La Palme d'or, ce fut d'abord celle de l'Alsacien Christian Willer, aux commandes des cuisines de 1985 à 2007, créateur de ce restaurant à Cannes avec vue grand écran sur la Méditerranée (2 étoiles Michelin dès 1991) mais aussi du Relais Martinez en 1997 et de la Zplage en 2004. Il était le sage de la Croisette. À ses côtés dès 2001, le Cannois Christian Sinicropi, son dauphin désigné, lui a succédé l'année de son départ. Il n'y eut pas de révolution de palace mais un changement de cap sur l'air de la transmission. Depuis huit ans, il multiplie idées et créations dans un style qui ne ressemble à aucun autre.

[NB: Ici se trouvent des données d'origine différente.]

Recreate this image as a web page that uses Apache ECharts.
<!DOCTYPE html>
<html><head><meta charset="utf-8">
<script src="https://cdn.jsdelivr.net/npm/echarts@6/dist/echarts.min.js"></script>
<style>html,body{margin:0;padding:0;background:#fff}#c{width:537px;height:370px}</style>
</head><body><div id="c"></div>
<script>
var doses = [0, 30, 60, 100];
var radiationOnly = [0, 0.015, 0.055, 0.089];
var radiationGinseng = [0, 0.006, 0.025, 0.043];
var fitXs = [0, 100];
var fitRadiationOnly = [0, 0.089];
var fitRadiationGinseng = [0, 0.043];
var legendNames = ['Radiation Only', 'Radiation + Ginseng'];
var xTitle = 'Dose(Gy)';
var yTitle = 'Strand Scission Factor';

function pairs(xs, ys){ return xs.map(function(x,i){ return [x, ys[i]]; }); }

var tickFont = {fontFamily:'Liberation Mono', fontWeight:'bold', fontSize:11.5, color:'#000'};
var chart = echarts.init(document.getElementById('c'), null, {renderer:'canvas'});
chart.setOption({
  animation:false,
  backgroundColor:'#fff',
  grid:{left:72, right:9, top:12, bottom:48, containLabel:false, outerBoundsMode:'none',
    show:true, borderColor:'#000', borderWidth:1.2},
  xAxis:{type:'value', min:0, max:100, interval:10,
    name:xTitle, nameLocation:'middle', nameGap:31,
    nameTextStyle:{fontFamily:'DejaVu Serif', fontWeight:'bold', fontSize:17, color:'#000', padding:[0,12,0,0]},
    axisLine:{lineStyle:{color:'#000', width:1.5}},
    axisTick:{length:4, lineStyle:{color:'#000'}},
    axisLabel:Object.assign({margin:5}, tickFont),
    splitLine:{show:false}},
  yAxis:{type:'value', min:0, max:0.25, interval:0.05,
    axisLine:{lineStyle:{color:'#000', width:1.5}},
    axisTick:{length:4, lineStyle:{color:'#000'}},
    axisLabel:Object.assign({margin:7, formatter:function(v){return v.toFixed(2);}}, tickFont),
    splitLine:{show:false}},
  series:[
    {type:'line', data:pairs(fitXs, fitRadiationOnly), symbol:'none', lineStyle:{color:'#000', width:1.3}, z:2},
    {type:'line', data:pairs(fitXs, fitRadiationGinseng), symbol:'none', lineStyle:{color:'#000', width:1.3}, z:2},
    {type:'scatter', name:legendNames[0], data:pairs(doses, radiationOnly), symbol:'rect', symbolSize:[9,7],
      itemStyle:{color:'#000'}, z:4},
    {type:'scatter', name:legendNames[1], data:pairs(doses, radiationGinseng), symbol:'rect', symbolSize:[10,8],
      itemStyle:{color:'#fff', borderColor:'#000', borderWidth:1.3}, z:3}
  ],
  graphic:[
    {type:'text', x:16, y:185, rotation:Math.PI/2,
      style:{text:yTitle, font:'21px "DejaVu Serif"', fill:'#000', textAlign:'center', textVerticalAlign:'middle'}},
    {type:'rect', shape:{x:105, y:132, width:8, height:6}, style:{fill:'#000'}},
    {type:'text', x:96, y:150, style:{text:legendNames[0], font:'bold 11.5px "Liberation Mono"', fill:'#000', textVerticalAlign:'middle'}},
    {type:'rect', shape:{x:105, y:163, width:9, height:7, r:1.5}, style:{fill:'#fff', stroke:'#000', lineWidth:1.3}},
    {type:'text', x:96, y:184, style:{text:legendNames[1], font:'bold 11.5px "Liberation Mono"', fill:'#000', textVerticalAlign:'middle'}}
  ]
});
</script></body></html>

"J'ai commencé comme commis de cuisine au Martinez en 1989, mais je ne suis pas à proprement parler un élève de Christian Willer, souligne Christian Sinicropi. Mon parcours m'a conduit d'abord au Carlton avec Sylvain Duparc, à Biarritz à l'Hôtel du Palais avec Jean-Marie Gauthier, à Strasbourg au Buerehiesel d'Antoine Westermann, puis trois ans à Monaco au Louis XV aux côtés d'Alain Ducasse et Franck Cerruti. À La Palme d'or, le chef faisait la carte mais me laissait toute liberté. J'ai aimé son écoute, son sens de l'humain. Il était homme de peu de mots, mais chacun portait. Avec lui, j'étais dans l'échange et la réflexion." Willer-Sinicropi, c'était l'expérience et l'énergie sur un même socle de valeurs.
Un cuisinier-artiste
À 43 ans, le seul 2 étoiles de la Croisette fait parler un talent singulier dont les contours dépassent le domaine culinaire et dont Michelin récompense la maîtrise et la recherche. Mais une cotation reste à inventer pour qualifier ce cuisinier-artiste qui a suivi les cours de l'école des beaux-arts céramiques de Vallauris et conçoit, avec son épouse, Catherine, les supports de ses recettes. "Il doit y avoir une cohérence entre le plat et l'assiette. Elle est l'enveloppe charnelle, le supplément d'âme. Depuis 2010, j'ai créé ainsi une quarantaine de pièces dont La Main tendue et La Dolly avec un artiste plasticien de Nice, Patrick Moya, ou encore un chapiteau du Cirque Arlette Gruss. Il y en aura quatre-vingt cette année pour le 30e anniversaire de La Palme d'or."
Dans la cité du cinéma, le chef exécutif du Martinez tient le haut de l'affiche à sa manière, ne court pas micros, caméras et salons mais capte l'esprit du Festival de Cannes et l'actualité de la ville des congrès. Magie, émotion : en 2010, alors que Tim Burton préside le jury, dont le premier dîner se tient traditionnellement à La Palme d'or, il crée pour lui Arbre et Rêverie et la Danse du haut de forme, assiettes inédites en référence au film Alice au pays des merveilles.
Depuis, la collection s'est enrichie : Taxi Driver et Casino pour Robert De Niro, Habemus papam ! pour Nanni Moretti, Lincoln pour Steven Spielberg... En 2011, Gilles Jacob, président du Festival, lui dit : "Merci pour votre poésie ! J'espère que vous allez continuer !"
Une carte en mouvement
Il continue en effet, peint, sculpte, se passionne pour Cocteau ("un homme libre !"), Dali, Giacometti ou Picasso, lit Voltaire, Kant, Platon, Freud… multiplie les collaborations avec des artistes de la Côte d'Azur, crée dans son atelier près de Grasse (E=SC2) et prépare un livre-objet - "matière, textures, couleurs…" - qu'il éditera lui-même. La Palme d'or est ainsi une scène à deux facettes, art et gastronomie. Christian Sinicropi "casse les codes" et décline sa "cuisine des cinq sens" sur une carte intitulée Mouvement qu'il illustre et peuple de "tableaux", "rencontres" et "jardins".
"J'anticipe les changements, je me projette sans cesse dans le futur. En cuisine, avec Christophe Nannoni, mon bras droit, Matthieu Moléro, sous-chef exécutif depuis dix ans, Julien Ochando, chef pâtissier, ou en salle avec le directeur Cédric Servain et le chef sommelier Dominique Vion, je ne parle pas d'équipe mais de 'tribu'. L'important, c'est l'humain ! Je travaille d'autant plus en en confiance, que Claudio Cecherelli, notre directeur général, est un passionné de cuisine et de produits, et m'apporte son ressenti et son bon sens. Passion, émotion, culture, liberté… nous partageons les mêmes valeurs."